When investigating the background of Cataract Surgeons it is easy to get “over impressed” by their residency or fellowship training. While attending solid training programs may contribute to the “learning curve” it does not really indicate how well an eye surgeon can perform the Cataract Surgery procedure. Sometimes in the “best” training programs surgeons actually get very little surgical experience because the “superstar” faculty does all the surgery and they just assist. Visa versa, sometimes less well known training programs expose residents to a great deal of surgical experience-it’s about their experience not where they went.

Review Their Licensure History

All eye surgeons must be licensed to practice medicine in the state that they practice in. By going to your state web site you can confirm their license status as well as review any history of disciplinary or legal action against your surgeon

Visit Your Cataract Surgeon’s Web Site

Physician practice web sites really serve two goals-patient information and education and marketing. While it is not likely that a practice web site will ever tell you that a Cataract Surgeon has poor skills, the attention to detail and quality of the information provided is an indication of how this eye surgeon presents him or herself. A practice web site cannot overcome poor surgical skills but it can tell you how seriously they take their role in patient education. It also will give you some insight into the practice philosophy and approach to eye surgery care.

Schedule a Consultation & Meet the Surgeon.

The above research can give you an idea if a particular Cataract Surgeon is someone you should strongly consider to select as your eye surgeon. However, you cannot know if this is the person you want performing eye surgery for you until you get a chance to meet them. Personal comfort, demonstrating empathy and building trust are characteristics you can only experience face to face. It is important to hear, directly from the surgeon, what your situation presents to them in terms of challenges and how their experience translates into helping you get the best possible results.

Last, But Not Least….. Get a Second Opinion.

Most people don’t buy a car without test-driving a couple or more. Don’t limit your eye surgeon selection to a choice your insurance has made for you. If there is any discomfort, doubt, uncertainty or insecurity PLEASE get another opinion. The choice of an eye surgeon for Cataract Surgery is the most important step in the entire process. The best surgeons do not mind that you have or are going to get a second opinion. In fact, one quick test of your eye surgeon’s comfort with his or her own ability is to let him or her know that you would like a second opinion. If the surgeon becomes defensive about this then you know the second opinion was a good idea, after all.

To summarize-you owe it to yourself to have the best when it comes to your cataract surgery. Do not be limited by your insurance company. Take the time necessary to find the best Cataract Surgeons in your area. Schedule a consultation and a visit with them. Ask your questions-get comfortable-choose wisely.

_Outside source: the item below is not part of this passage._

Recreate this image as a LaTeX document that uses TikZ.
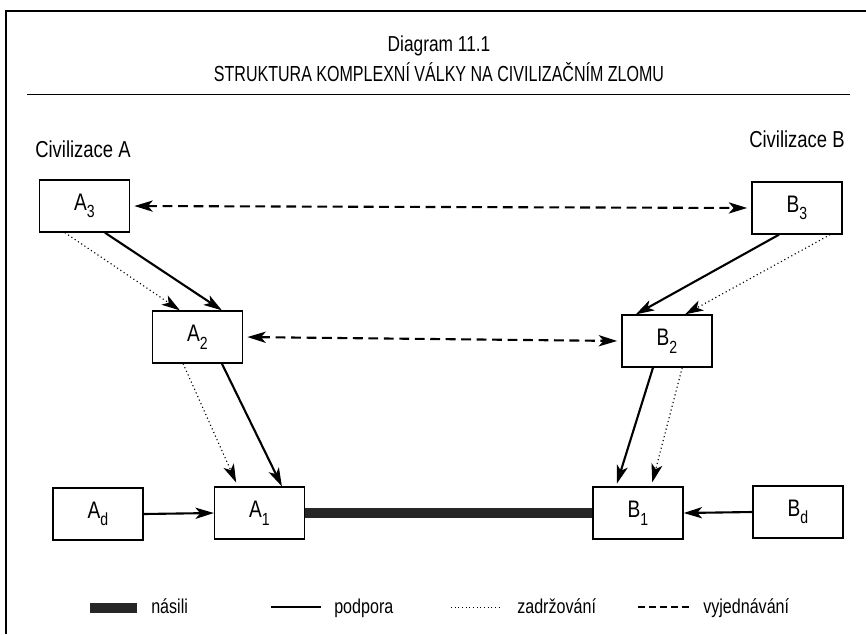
\documentclass[tikz,border=0pt]{standalone}
\usepackage{fontspec}
\setmainfont{Liberation Sans}[FakeStretch=0.8]
\usepackage{tikz}
\usetikzlibrary{arrows.meta,positioning,calc}
\newcommand{\sbs}[1]{\raisebox{-0.32em}{\fontsize{12.5}{13}\selectfont #1}}

\begin{document}
\begin{tikzpicture}[x=0.025cm, y=-0.025cm,
  box/.style={rectangle, draw=black, line width=0.9pt, minimum width=2.25cm, minimum height=1.3cm, inner sep=0pt, font=\fontsize{17}{19}\selectfont},
  legtxt/.style={anchor=base west, inner sep=0pt, font=\fontsize{14.3}{16}\selectfont},
  civtxt/.style={anchor=base west, inner sep=0pt, font=\fontsize{16.4}{18}\selectfont},
  tip/.style={-{Stealth[length=4.6mm,width=2.8mm,inset=1.2mm]}},
  podpora/.style={tip, line width=1.5pt},
  zadrz/.style={tip, line width=0.8pt, dash pattern=on 0.8pt off 2pt},
  vyjedn/.style={{Stealth[length=4.6mm,width=2.8mm,inset=1.2mm]}-{Stealth[length=4.6mm,width=2.8mm,inset=1.2mm]}, line width=1.5pt, dash pattern=on 7pt off 4pt, shorten <=3pt, shorten >=3pt},
  nasili/.style={line width=7.5pt, black!85}]
\useasboundingbox (0,0) rectangle (866,634);

% frame and title
\draw [line width=1pt] (6,634) -- (6,11) -- (866,11);
\node (ttl1) [font=\fontsize{15.4}{18}\selectfont] at (439,46) {Diagram 11.1};
\node (ttl2) [font=\fontsize{15.5}{18}\selectfont] at (439,72) {\scalebox{0.92}[1]{STRUKTURA KOMPLEXNÍ VÁLKY NA CIVILIZAČNÍM ZLOMU}};
\draw [line width=0.7pt] (27,94) -- (850,94);

\node (civA) [civtxt] at (35,157) {Civilizace A};
\node (civB) [civtxt] at (749,147) {Civilizace B};

% boxes
\node (A3) [box] at (84.5,206) {A\sbs{3}};
\node (A2) [box] at (197.5,337) {A\sbs{2}};
\node (A1) [box] at (259.5,513) {A\sbs{1}};
\node (Ad) [box] at (98,514) {A\sbs{d}};
\node (B3) [box] at (797,208) {B\sbs{3}};
\node (B2) [box] at (667,341) {B\sbs{2}};
\node (B1) [box] at (638,513) {B\sbs{1}};
\node (Bd) [box] at (798,512) {B\sbs{d}};

% connectors
\draw [nasili] (A1.east) -- (B1.west);
\draw [vyjedn] (A3.east) -- (B3.west);
\draw [vyjedn] (A2.east) -- (B2.west);
\draw [podpora] (Ad.east) -- (A1.west);
\draw [podpora] (Bd.west) -- (B1.east);

\draw [podpora] ([xshift=0.51cm]A3.south) -- ([xshift=0.61cm]A2.north);
\draw [zadrz] ([xshift=-0.49cm]A3.south) -- ([xshift=-0.44cm]A2.north);
\draw [podpora] ([xshift=0.61cm]A2.south) -- ([xshift=0.56cm]A1.north);
\draw [zadrz, shorten >=3pt] ([xshift=-0.36cm]A2.south) -- ([xshift=-0.54cm]A1.north);
\draw [podpora] ([xshift=-0.45cm]B3.south) -- ([xshift=-0.78cm]B2.north);
\draw [zadrz] ([xshift=0.83cm]B3.south) -- ([xshift=0.45cm]B2.north);
\draw [podpora, shorten >=2pt] ([xshift=-0.35cm]B2.south) -- ([xshift=-0.55cm]B1.north);
\draw [zadrz, shorten >=3pt] ([xshift=0.38cm]B2.south) -- ([xshift=0.33cm]B1.north);

% legend
\coordinate (ln0) at (90,608);
\coordinate (ln1) at (137,608);
\node (lnasili) [legtxt] at (151,613) {násili};
\coordinate (lp0) at (271,607);
\coordinate (lp1) at (321,607);
\node (lpodpora) [legtxt] at (334,613) {podpora};
\coordinate (lz0) at (451,607);
\coordinate (lz1) at (501,607);
\node (lzadrz) [legtxt] at (517,613) {zadržování};
\coordinate (lv0) at (638,607);
\coordinate (lv1) at (690,607);
\node (lvyjedn) [legtxt] at (703,613) {vyjednávání};
\draw [nasili] (ln0) -- (ln1);
\draw [line width=1.5pt] (lp0) -- (lp1);
\draw [line width=0.6pt, dash pattern=on 0.6pt off 2pt] (lz0) -- (lz1);
\draw [line width=1.5pt, dash pattern=on 5pt off 2.8pt] (lv0) -- (lv1);
\end{tikzpicture}
\end{document}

The information that has been provided here is intended to give patients a basic understanding of how to choose a Cataract Surgeon. It is possible that your individual experience might be different. None of the information provided here is meant to be a substitute for or replace your eye doctor's consultation nor does it replace the need for you to consult with your Cataract Surgeon about specific details of Cataract Surgery and Intraocular Lens (IOL) Implantation.